# Your instructions
Leave the pictures out and write out exactly the lines from the top of the entries through the line containing "absorbance = [0.216, 0.2267, 0.2325, 0.226, 0.2117, 0.2057]".

# Figure scripts

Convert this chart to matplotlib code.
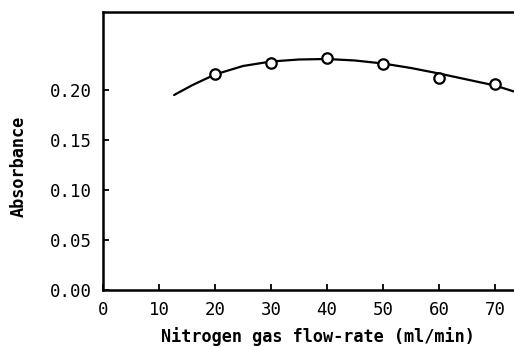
import matplotlib
matplotlib.use("Agg")
import matplotlib.pyplot as plt

# measured points (open circles)
flow_rate = [20, 30, 40, 50, 60, 70]
absorbance = [0.216, 0.2267, 0.2325, 0.226, 0.2117, 0.2057]

# hand-drawn fitted curve
curve_x = [12.7, 16, 20, 25, 30, 35, 40, 45, 50, 55, 60, 65, 70, 73.4]
curve_y = [0.195, 0.205, 0.2155, 0.224, 0.2285, 0.2305, 0.231, 0.2295,
           0.2265, 0.222, 0.2165, 0.2105, 0.2045, 0.1985]

x_ticks = [0, 10, 20, 30, 40, 50, 60, 70]
y_ticks = [0.00, 0.05, 0.10, 0.15, 0.20]

fig = plt.figure(figsize=(5.14, 3.47), dpi=100)
ax = fig.add_axes([103 / 514, 1 - 290 / 347, 1 - 103 / 514, 278 / 347])

ax.plot(curve_x, curve_y, color="black", lw=1.6, solid_capstyle="round")
ax.plot(flow_rate, absorbance, "o", ms=7.5, mfc="white", mec="black", mew=1.6)

ax.set_xlim(0, 73.4)
ax.set_ylim(0, 0.278)
ax.set_xticks(x_ticks)
ax.set_yticks(y_ticks)
ax.set_yticklabels(["%.2f" % v for v in y_ticks])

mono = "DejaVu Sans Mono"
ax.tick_params(direction="in", length=4, width=1.3, labelsize=12.5)
ax.tick_params(axis="x", pad=8)
ax.tick_params(axis="y", pad=8)
for lab in ax.get_xticklabels() + ax.get_yticklabels():
    lab.set_family(mono)

for side in ["left", "bottom", "top"]:
    ax.spines[side].set_linewidth(1.8)
ax.spines["right"].set_visible(False)

ax.set_xlabel("Nitrogen gas flow-rate (ml/min)", family=mono, weight="bold",
              fontsize=12.2)
ax.xaxis.set_label_coords((318 - 103) / 411, -(337 - 290) / 278)
ax.set_ylabel("Absorbance", family=mono, weight="bold", fontsize=12.2)
ax.yaxis.set_label_coords(-(103 - 19) / 411, (290 - 166) / 278)
ax.xaxis.label.set_va("center")
ax.yaxis.label.set_va("center")

fig.savefig("out.png", dpi=100)
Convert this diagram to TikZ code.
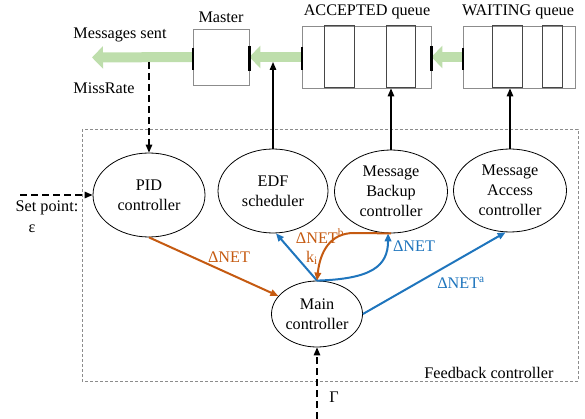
\documentclass[tikz,border=0pt]{standalone}
\usepackage{fontspec}
\setmainfont{Liberation Serif}
\usetikzlibrary{shapes.geometric,arrows.meta}
\definecolor{fbred}{RGB}{197,90,17}
\definecolor{fbblue}{RGB}{31,117,189}
\definecolor{flowgreen}{RGB}{190,222,172}
\definecolor{boxgray}{RGB}{140,140,140}
\definecolor{slotgray}{RGB}{70,70,70}
\begin{document}
\begin{tikzpicture}[x=1pt,y=-1pt,
  font=\fontsize{16.2}{20}\selectfont,
  ctrl/.style={ellipse,draw,line width=0.8pt,align=center,inner sep=0pt},
  queuebox/.style={draw=boxgray,line width=0.8pt,inner sep=0pt},
  slot/.style={draw=slotgray,line width=1pt},
  flow/.style={flowgreen,line width=10pt,-{Triangle[length=11pt,width=22pt]}},
  tip/.style={-{Triangle[length=8pt,width=6.5pt]}},
  blk/.style={tip,line width=1.4pt},
  dsh/.style={tip,line width=1.4pt,dash pattern=on 7pt off 4pt},
  redsig/.style={tip,fbred,line width=2pt},
  bluesig/.style={tip,fbblue,line width=2pt},
  bar/.style={line width=2pt}]
\useasboundingbox (0,0) rectangle (585,419);

% feedback controller frame
\draw[boxgray,line width=0.7pt,dash pattern=on 3pt off 2pt] (82,129) rectangle (578,381);
\node[anchor=east] (fblabel) at (557,373) {Feedback controller};

% master and the two queues
\node[queuebox,minimum width=56pt,minimum height=56pt] (ms) at (221,57) {};
\node[queuebox,minimum width=129pt,minimum height=62pt] (acc) at (366.5,57) {};
\node[queuebox,minimum width=112pt,minimum height=62pt] (wt) at (519,57) {};
\draw[slot] (324,26) rectangle (354,88);
\draw[slot] (386,26) rectangle (415,88);
\draw[slot] (492,26) rectangle (522,88);
\draw[slot] (542,26) rectangle (562,88);

\node (mslabel) at (221,17) {Master};
\node (acclabel) at (367,12) {ACCEPTED queue};
\node (wtlabel) at (518,12) {WAITING queue};

% message flow
\coordinate (sent) at (92,57.5);
\draw[flow] (ms.west) -- (sent);
\draw[flow] (acc.west) -- (ms.east);
\draw[flow] (wt.west) -- (acc.east);
\draw[line width=1.5pt] (193,48) -- (193,70);
\draw[bar,line width=3pt] (249,46) -- (249,71);
\draw[bar] (302,47) -- (302,70);
\draw[bar,line width=3pt] (431,46) -- (431,71);
\draw[bar] (463,48) -- (463,70);
\node (sentlabel) at (120,35) {Messages sent};

% controllers
\node[ctrl,minimum width=112pt,minimum height=84pt] (pid) at (149,195) {PID\\controller};
\node[ctrl,minimum width=110pt,minimum height=84pt] (ed) at (273,191) {EDF\\scheduler};
\node[ctrl,minimum width=113pt,minimum height=83pt] (bk) at (391,191.5) {Message\\Backup\\controller};
\node[ctrl,minimum width=113pt,minimum height=83pt] (ac) at (510,190.5) {Message\\Access\\controller};
\node[ctrl,minimum width=91pt,minimum height=66pt] (mc) at (317,314) {Main\\controller};

% actuation towards the message path
\coordinate (edtap) at (273,62);
\draw[blk] (ed.north) -- (edtap);
\draw[blk] (bk.north) -- (bk.north |- acc.south);
\draw[blk] (ac.north) -- (ac.north |- wt.south);

% measured and reference inputs
\coordinate (misstap) at (149,62);
\draw[dsh] (misstap) -- (pid.north);
\node (misslabel) at (104,88) {MissRate};
\coordinate (setin) at (20,195);
\draw[dsh] (setin) -- (pid.west);
\node (setlabel) at (47,208) {Set point:};
\node (epslabel) at (32,229) {ε};
\coordinate (gammain) at (317,419);
\draw[dsh] (gammain) -- (mc.south);
\node (gammalabel) at (334,397) {Γ};

% control signals
\draw[redsig] (pid.south) -- (mc.155);
\node[text=fbred] (dnet1) at (229,257) {ΔNET};
\draw[bluesig] (mc.north) -- (ed.-86);
\draw[bluesig] (mc.north) .. controls (372,279) and (388,266) .. (bk.-94);
\draw[redsig] (bk.south) -- (354,233) .. controls (330,233) and (320,252) .. (mc.north);
\node[text=fbred] (dnetb) at (320,236) {ΔNET\textsuperscript{b}};
\node[text=fbred] (kilabel) at (312,258) {k\textsubscript{i}};
\node[text=fbblue] (dnet2) at (414,246) {ΔNET};
\draw[bluesig] (mc.east) -- (ac.-96);
\node[text=fbblue] (dneta) at (461,283) {ΔNET\textsuperscript{a}};
\end{tikzpicture}
\end{document}
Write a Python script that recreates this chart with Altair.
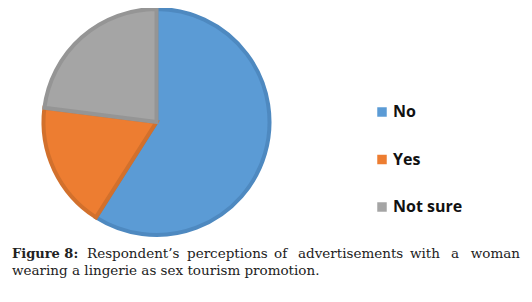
import altair as alt
import pandas as pd

categories = ["No", "Yes", "Not sure"]
shares = [59, 18, 23]
fills = ["#5B9BD5", "#ED7D31", "#A5A5A5"]
strokes = ["#4E89C0", "#D2702C", "#959595"]

caption_bold = "Figure 8:"
caption_line1 = ["Respondent\u2019s", "perceptions", "of", "advertisements", "with", "a", "woman"]
caption_line2 = "wearing a lingerie as sex tourism promotion."

df = pd.DataFrame({"cat": categories, "share": shares, "order": list(range(len(categories)))})

color_fill = alt.Scale(domain=categories, range=fills)
color_stroke = alt.Scale(domain=categories, range=strokes)

pie = alt.Chart(df).mark_arc(outerRadius=113, strokeWidth=4).encode(
    theta=alt.Theta("share:Q", stack=True),
    order=alt.Order("order:Q"),
    fill=alt.Fill("cat:N", scale=color_fill, legend=None),
    stroke=alt.Stroke("cat:N", scale=color_stroke, legend=None),
    x=alt.value(148.5),
    y=alt.value(114),
)

ly = alt.Y("cat:N", scale=alt.Scale(domain=categories, range=[104, 199], type="point", padding=0), axis=None)

leg_sq = alt.Chart(df).mark_square(size=90, opacity=1).encode(
    x=alt.value(374),
    y=ly,
    fill=alt.Fill("cat:N", scale=color_fill, legend=None),
)
leg_tx = alt.Chart(df).mark_text(
    align="left", baseline="middle", font="Open Sans", fontWeight="bold", fontSize=16, color="#111"
).encode(
    x=alt.value(385),
    y=ly,
    text="cat:N",
)

layers = [pie, leg_sq, leg_tx]

cap_y1 = 250
cap_y2 = 267
serif = "DejaVu Serif"
fs = 13.5
layers.append(
    alt.Chart(pd.DataFrame({"t": [caption_bold]})).mark_text(
        align="left", baseline="alphabetic", font=serif, fontWeight="bold", fontSize=13, color="#222"
    ).encode(x=alt.value(4), y=alt.value(cap_y1), text="t:N")
)
word_x = [79, 179, 266, 290, 402, 443, 512]
for w, xx in zip(caption_line1, word_x):
    align = "right" if w == caption_line1[-1] else "left"
    layers.append(
        alt.Chart(pd.DataFrame({"t": [w]})).mark_text(
            align=align, baseline="alphabetic", font=serif, fontSize=fs, color="#222"
        ).encode(x=alt.value(xx), y=alt.value(cap_y1), text="t:N")
    )
layers.append(
    alt.Chart(pd.DataFrame({"t": [caption_line2]})).mark_text(
        align="left", baseline="alphabetic", font=serif, fontSize=fs, color="#222"
    ).encode(x=alt.value(4), y=alt.value(cap_y2), text="t:N")
)

chart = alt.layer(*layers).properties(
    width=516, height=286, autosize=alt.AutoSizeParams(type="none"), padding=0
).configure_view(stroke=None)

chart.save("out.html", embed_options={"renderer": "svg", "actions": False})
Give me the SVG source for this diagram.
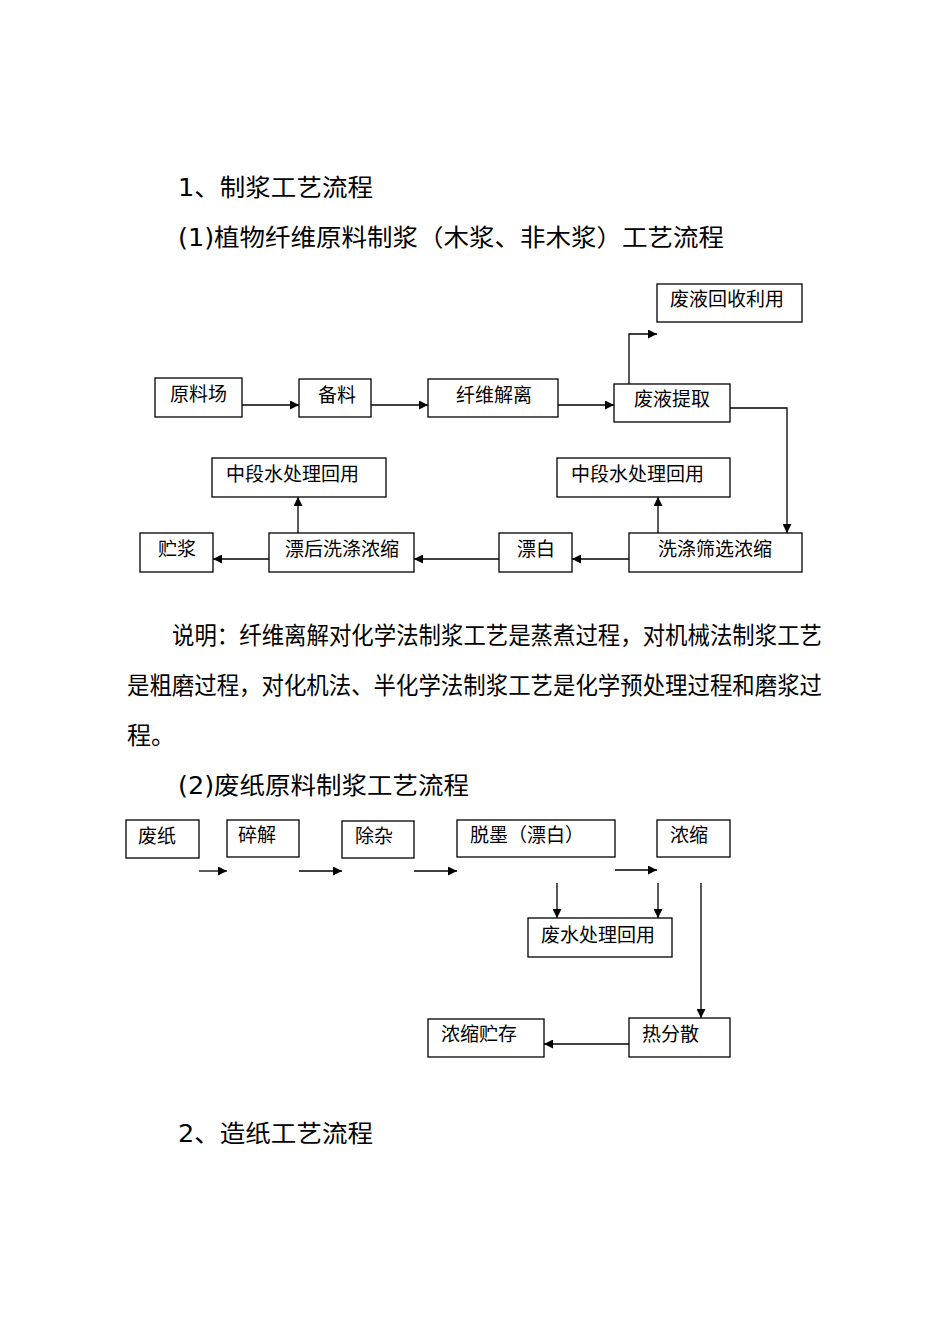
<svg xmlns="http://www.w3.org/2000/svg" width="950" height="1344" viewBox="0 0 950 1344">
<style>
.t{font-family:"DejaVu Sans","Noto Sans CJK SC",sans-serif;font-size:24px;fill:#000}
.b rect{fill:#fff;stroke:#000;stroke-width:1.3}
.b text{font-family:"Noto Sans CJK SC",sans-serif;font-size:19px;fill:#000}
#c path{fill:none;stroke:#000;stroke-width:1.3;marker-end:url(#a)}
</style>
<defs><marker id="a" viewBox="0 0 10 10" refX="10" refY="5" markerWidth="9" markerHeight="9" markerUnits="userSpaceOnUse" orient="auto"><path d="M0,0L10,5L0,10z" fill="#000"/></marker></defs>
<rect width="950" height="1344" fill="#fff"/>
<text class="t" x="178" y="196" textLength="195" lengthAdjust="spacingAndGlyphs">1、制浆工艺流程</text>
<text class="t" x="178" y="246" textLength="546" lengthAdjust="spacingAndGlyphs">(1)植物纤维原料制浆（木浆、非木浆）工艺流程</text>
<text class="t" x="172" y="644" textLength="650" lengthAdjust="spacingAndGlyphs">说明：纤维离解对化学法制浆工艺是蒸煮过程，对机械法制浆工艺</text>
<text class="t" x="127" y="694" textLength="695" lengthAdjust="spacingAndGlyphs">是粗磨过程，对化机法、半化学法制浆工艺是化学预处理过程和磨浆过</text>
<text class="t" x="127" y="744">程。</text>
<text class="t" x="178" y="794" textLength="291" lengthAdjust="spacingAndGlyphs">(2)废纸原料制浆工艺流程</text>
<text class="t" x="178" y="1142" textLength="195" lengthAdjust="spacingAndGlyphs">2、造纸工艺流程</text>
<g class="b">
<g id="n1"><rect x="657" y="284" width="145" height="38"/><text x="670" y="306">废液回收利用</text></g>
<g id="n2"><rect x="155" y="378" width="87" height="39"/><text x="170" y="401">原料场</text></g>
<g id="n3"><rect x="299" y="379" width="72" height="38"/><text x="318" y="402">备料</text></g>
<g id="n4"><rect x="428" y="379" width="130" height="38"/><text x="456" y="402">纤维解离</text></g>
<g id="n5"><rect x="614" y="384" width="116" height="38"/><text x="634" y="406">废液提取</text></g>
<g id="n6"><rect x="212" y="458" width="174" height="39"/><text x="226" y="481">中段水处理回用</text></g>
<g id="n7"><rect x="557" y="458" width="173" height="39"/><text x="571" y="481">中段水处理回用</text></g>
<g id="n8"><rect x="140" y="533" width="73" height="39"/><text x="158" y="556">贮浆</text></g>
<g id="n9"><rect x="269" y="533" width="145" height="39"/><text x="285" y="556">漂后洗涤浓缩</text></g>
<g id="n10"><rect x="499" y="533" width="73" height="39"/><text x="517" y="556">漂白</text></g>
<g id="n11"><rect x="629" y="533" width="173" height="39"/><text x="658" y="556">洗涤筛选浓缩</text></g>
<g id="m1"><rect x="126" y="820" width="73" height="38"/><text x="138" y="843">废纸</text></g>
<g id="m2"><rect x="227" y="820" width="72" height="37"/><text x="238" y="842">碎解</text></g>
<g id="m3"><rect x="342" y="821" width="72" height="37"/><text x="355" y="843">除杂</text></g>
<g id="m4"><rect x="457" y="820" width="158" height="37"/><text x="470" y="842">脱墨（漂白）</text></g>
<g id="m5"><rect x="657" y="820" width="73" height="37"/><text x="670" y="842">浓缩</text></g>
<g id="m6"><rect x="528" y="918" width="144" height="39"/><text x="541" y="942">废水处理回用</text></g>
<g id="m7"><rect x="629" y="1018" width="101" height="39"/><text x="642" y="1041">热分散</text></g>
<g id="m8"><rect x="428" y="1019" width="116" height="38"/><text x="441" y="1041">浓缩贮存</text></g>
</g>
<g id="c">
<path d="M242,405H299"/><path d="M371,405H428"/><path d="M558,405H614"/>
<path d="M629,384V334H657"/>
<path d="M730,408H787V533"/>
<path d="M629,559H572"/><path d="M499,559H414"/><path d="M269,559H213"/>
<path d="M298,533V497"/><path d="M658,533V497"/>
<path d="M199,871H227"/><path d="M299,871H342"/><path d="M414,871H457"/><path d="M615,870H657"/>
<path d="M557,883V918"/><path d="M658,883V918"/>
<path d="M701,883V1018"/>
<path d="M629,1044H544"/>
</g>
</svg>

# The answer
Convert this chart to matplotlib code.
import matplotlib
matplotlib.use("Agg")
import matplotlib.pyplot as plt

# measured points (open circles)
flow_rate = [20, 30, 40, 50, 60, 70]
absorbance = [0.216, 0.2267, 0.2325, 0.226, 0.2117, 0.2057]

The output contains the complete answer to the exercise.